My next diagram is a simple histogram of LT2T trends derived from data in Douglass et al 2007 Table 1, which, for the moment, I’m assuming is an accurate collation of Santer’s 20CEN results. In Douglass’ table, he averaged results within a given model; I’ll revisit the analysis shown here if and when I get digital versions of the 49 runs from Santer (Santer et al did not archive digital information for their 49 runs; I’ve requested the digital data from Santer – see comments below). [Note - beaker in a comment below states that this comparison is pointless. I remain baffled by his arguments as to why this sort of comparison is pointless and have requested a reference illuminating the statistical philosophy of taking a GCM ensemble and will undertake to revisit the matter if and when such a reference arrives.]
I derived LT2T trends by applying weights for each level (sent to me by John Christy) to the trends at each level in the Douglass table.

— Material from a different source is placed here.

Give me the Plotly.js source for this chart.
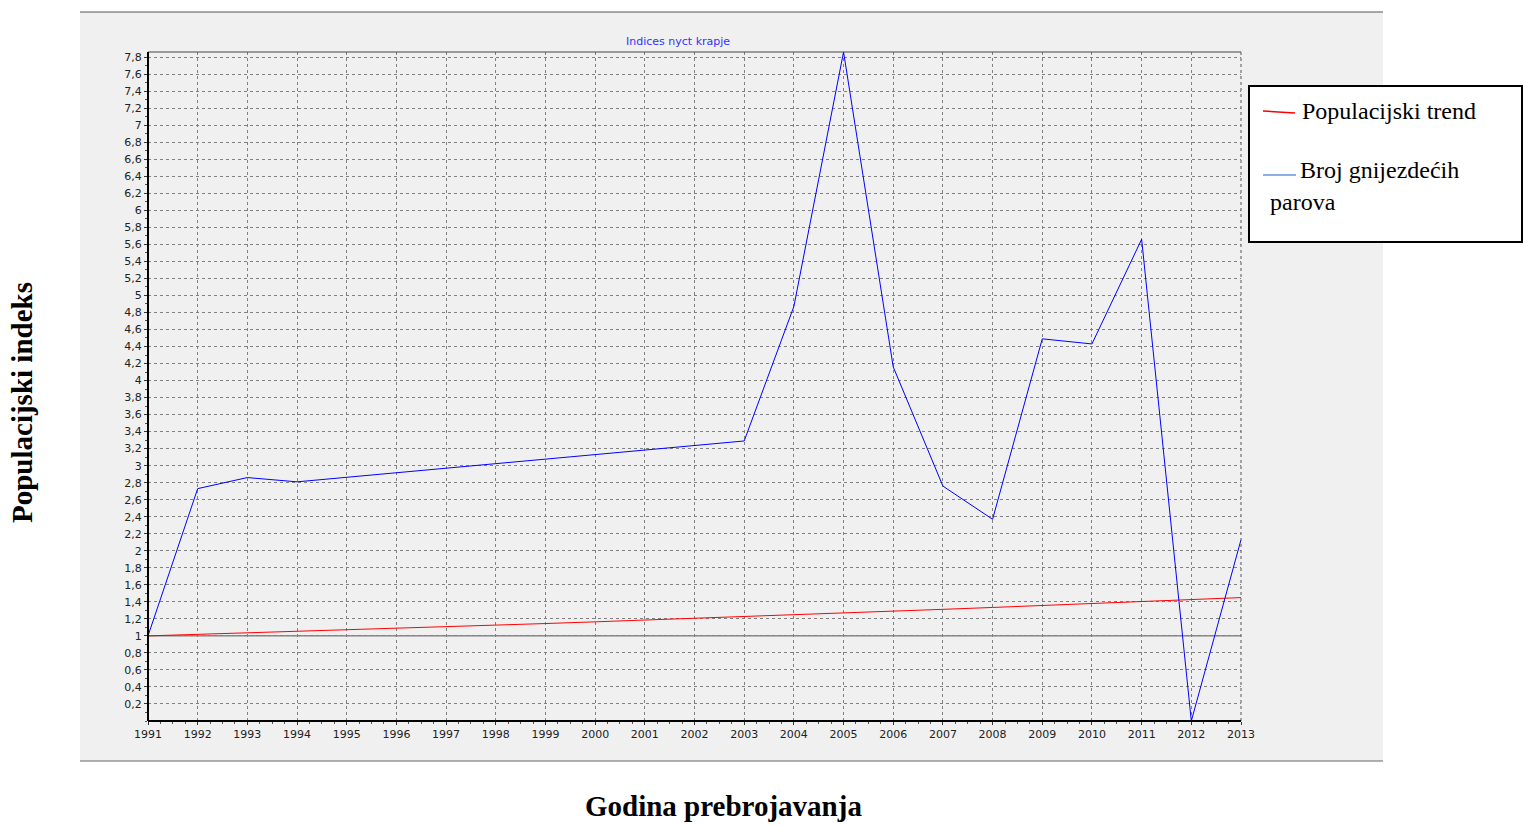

In the diagram, I’ve carried forward the 95% CI intervals from the observations for location and scale comparison, as well as the black triangle for the ensemble mean. The $64 dollar question is then the one that Jaynes asks. [Note - I think that this needs to be re-worked a bit more as a "posterior" distribution to make it more like Figure 1; I'm doing that this afternoon - Oct 21 - and will report on this.]
My next diagram is the proportion of models with LT2T trends that exceed a given x-value. I think that this corresponds to Jaynes . The dotted lines are as before; the solid color-coded vertical lines are the maximum likelihood trend estimates for the respective periods. Again for an analyst, the models seem to the the right of these estimates.
I then did a form of integration which I think is along the lines of the Jaynes recipe. I made a data frame with x-values in 0.01 increments (Data[[i]]$a, with i subscripting the three periods 1999, 2004 and 2008. For each value of x, I made a column of values representing the results of Figure 3:
for(i in 1:3) Data[[i]]$fail=sapply(Data[[i]]$a, function(x) sum(douglass$trend_LT>=x )/22)
Having already calculated the distribution in column Data[[i]]$d, I calculated the product as follows:
for(i in 1:3) Data[[i]]$density=Data[[i]]$d*Data[[i]]$fail
Then simply add up the columns to get the integral (which should be an answer to Jaynes question):
# 1999 2004 2008
#0.8638952 0.8530540 0.9164450
On this basis, there is a 91.6% probability that the model trend will exceed the observed trend.
I leave it to climate philosophers to decide whether this is “significant” or not.
Going back to Jaynes 1976 – I think that this calculation turns out to be an uncannily exact implementation of how Jaynes approached the problem. In that respect, it was very timely for me to read this reference while the calculation was fresh in my mind. It was also reassuring that, merely by implementing practical analysis methods, I’d in effect got to the same answer as Jaynes had long ago.